I have used this approach many times, and I’ve found it to be enormously valuable both for me and for the donor. The most successful gifts are those that come as a result of an open dialogue with the donor about what they want to achieve with their philanthropy. In the pre-solicitation meeting, you might actually float a range by the donor to get their feedback. This can be especially helpful if you’re seeking an unrestricted gift or capacity building funding. Always be sure your donor knows the purpose of the meeting in advance. If you choose to have a “pre-ask” meeting, use this time to explore key questions that will allow you to create a highly personalized, inspiring gift proposal for their consideration.

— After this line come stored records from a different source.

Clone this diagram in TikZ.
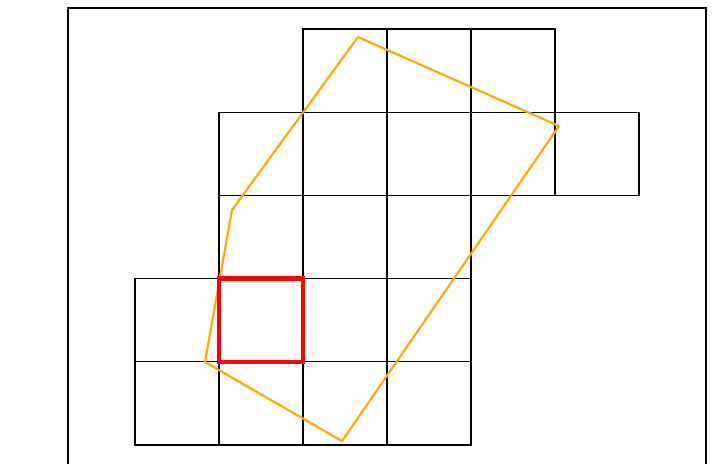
\documentclass[tikz,border=0pt]{standalone}
\usepackage{tikz}

\definecolor{polyorange}{RGB}{255,170,0}

\begin{document}
\begin{tikzpicture}[x=84pt,y=83.2pt]
    \useasboundingbox (-1.607,-0.216) rectangle (6.976,5.349);
    \draw[line width=2pt] (-0.798,-0.6) rectangle (6.798,5.252);
    \foreach \y/\xa/\xb in {0/0/3,1/0/3,2/1/3,3/1/5,4/2/4}
        \foreach \x in {\xa,...,\xb} \draw[line width=1.2pt] (\x,\y) rectangle ++(1,1);
    \draw[polyorange, line width=2.2pt, line join=round] (2.655,4.904) -- (5.048,3.834) -- (2.464,0.048) -- (0.833,0.998) -- (1.155,2.825) -- cycle;
    \draw[red, line width=4.5pt] (1,1) rectangle (2,2);
\end{tikzpicture}
\end{document}
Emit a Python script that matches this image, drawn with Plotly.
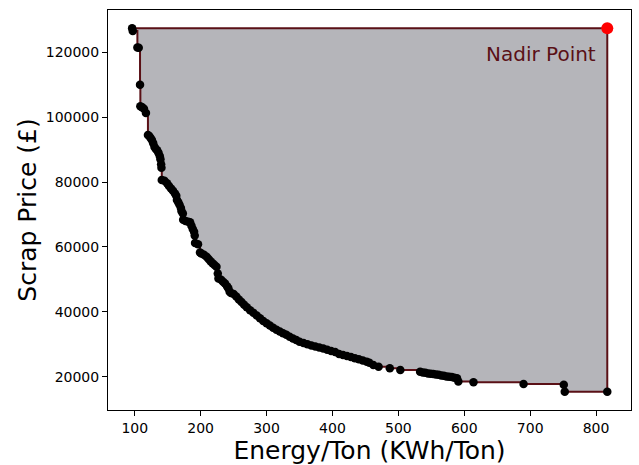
import plotly.graph_objects as go

# Pareto front (Energy/Ton, Scrap Price)
energy = [96, 97, 104, 106, 108, 108.5, 111, 114, 117, 120, 122, 124, 126, 128, 130, 132, 134, 136,
          138, 139, 140, 140.5, 141, 145, 149, 152, 155, 158, 161, 163, 164, 166, 168, 170, 171, 173,
          173.5, 177, 181, 184, 186, 188, 190, 191, 191.5, 196, 199, 201, 205, 209, 212, 215, 218, 221,
          224, 226, 227, 231, 234, 237, 240, 242, 244, 246, 250, 254, 258, 262, 266, 270, 275, 280,
          285, 290, 295, 300, 305, 310, 315, 320, 325, 330, 335, 340, 345, 350, 356, 362, 368, 374,
          380, 386, 392, 398, 404, 410, 416, 422, 428, 434, 440, 446, 452, 456, 462, 470, 487, 503,
          533, 537, 541, 545, 549, 553, 557, 561, 565, 569, 573, 577, 581, 585, 589, 591, 614, 690,
          751, 752.5, 817]
price = [127400, 126600, 121500, 121400, 110000, 103400, 103100, 102600, 101300, 94500, 94200, 93600,
         93000, 92000, 90800, 90200, 89800, 89000, 88000, 87000, 85500, 84400, 80600, 80400, 79600,
         78800, 78000, 77300, 76500, 75800, 74500, 73800, 73000, 72000, 71000, 70300, 68400, 68000,
         67800, 67600, 66500, 65500, 64700, 63500, 61200, 60800, 58300, 58000, 57600, 57000, 56300,
         55600, 55000, 54400, 53900, 51800, 50300, 49900, 49300, 48700, 47900, 47300, 46200, 45800,
         45500, 44700, 43800, 43000, 42200, 41400, 40500, 39700, 38900, 38000, 37200, 36500, 35800,
         35100, 34500, 33900, 33400, 32900, 32300, 31800, 31300, 30800, 30400, 30000, 29600, 29300,
         29000, 28700, 28300, 27900, 27600, 27000, 26700, 26400, 26100, 25700, 25400, 25000, 24600,
         24300, 23600, 23100, 22600, 22060, 21500, 21300, 21200, 21000, 20900, 20800, 20700, 20600,
         20400, 20300, 20100, 20000, 19900, 19700, 19500, 18500, 18270, 17750, 17500, 15380, 15380]

nadir_x = max(energy)
nadir_y = max(price)

x_ticks = [100, 200, 300, 400, 500, 600, 700, 800]
y_ticks = [20000, 40000, 60000, 80000, 100000, 120000]

FONT = "DejaVu Sans"
MAROON = "#5a1016"

fig = go.Figure()

# dominated region (step boundary)
poly_x = energy + [nadir_x, energy[0]]
poly_y = price + [nadir_y, price[0]]
fig.add_trace(go.Scatter(
    x=poly_x, y=poly_y, mode="lines", line=dict(color=MAROON, width=2, shape="hv"),
    fill="toself", fillcolor="rgb(181,181,186)", hoverinfo="skip", showlegend=False))

fig.add_trace(go.Scatter(
    x=energy, y=price, mode="markers",
    marker=dict(color="black", size=8.5), showlegend=False))

fig.add_trace(go.Scatter(
    x=[nadir_x], y=[nadir_y], mode="markers",
    marker=dict(color="#ff0000", size=12), showlegend=False))

fig.add_annotation(x=803, y=119500, text="Nadir Point", showarrow=False,
                   xanchor="right", yanchor="middle",
                   font=dict(family=FONT, size=20, color=MAROON))

axis_common = dict(showgrid=False, zeroline=False, showline=True, linecolor="black",
                   linewidth=1, mirror=True, ticks="outside", ticklen=5, tickwidth=1,
                   tickcolor="black", automargin=False,
                   tickfont=dict(family=FONT, size=14, color="black"))

fig.update_xaxes(range=[59.4, 853], tickvals=x_ticks, ticktext=[str(v) for v in x_ticks],
                 title=dict(text="Energy/Ton (KWh/Ton)", font=dict(family=FONT, size=25, color="black"),
                            standoff=4),
                 **axis_common)
fig.update_yaxes(range=[9735, 133040], tickvals=y_ticks, ticktext=[str(v) for v in y_ticks],
                 title=dict(text="Scrap Price (£)", font=dict(family=FONT, size=25, color="black"),
                            standoff=1),
                 **axis_common)

fig.update_layout(width=639, height=465, margin=dict(l=108, r=8, t=10, b=55),
                  plot_bgcolor="white", paper_bgcolor="white", font=dict(family=FONT))

fig.write_html("out.html", config={"displayModeBar": False},
               post_script="document.body.style.margin='0';document.body.style.overflow='hidden';")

An Example: One of my clients was meeting with a loyal donor couple, who was very involved with the organization, and had given generously for over a decade. They made 3 previous gifts in the $100K-$150K range. We also knew that this couple made a $1 million gift to another organization in the community. When my client sat down with these donors to have a pre-solicitation meeting, the donors said, “We want to do something big. Whatever you present to us, we want to have a big and lasting impact.” With that important piece of information, my client felt comfortable preparing a proposal for a $1.5 million gift for a transformational capacity building gift. The donors said yes and expressed that it was the largest and most meaningful gift they had ever given. It was also the largest gift the organization had ever received.

Final Thoughts
By going through steps 1-5 above above, you will be well positioned to determine an ask amount for your donors. Keep in mind: it’s not an exact science. You’re doing the best you can with the information you have. Whether you are a staff leader or a board member soliciting gifts, it’s important to arrive at a gift amount that is informed by what you know about the donor, and not by your own comfort level with the number. The best way to know if you’re in the ballpark is to ask. If you take into consideration what I’ve outlined above, you will significantly improve your chances of getting an enthusiastic “yes!”

Remember, asking for a gift is really an invitation to that individual to be part of something meaningful and powerful. Each donor has their own set of unique circumstances that influence their capacity, inclination, and readiness to make a major gift. Your role is to engage in a process with that donor to reach an educated guess about what you think they may be able to give. If you present the gift amount in a thoughtful, respectful and donor-centered way, even if the amount is off the mark, the donor will likely respond with helpful feedback about what they can give. Go forth and ask with joy and confidence!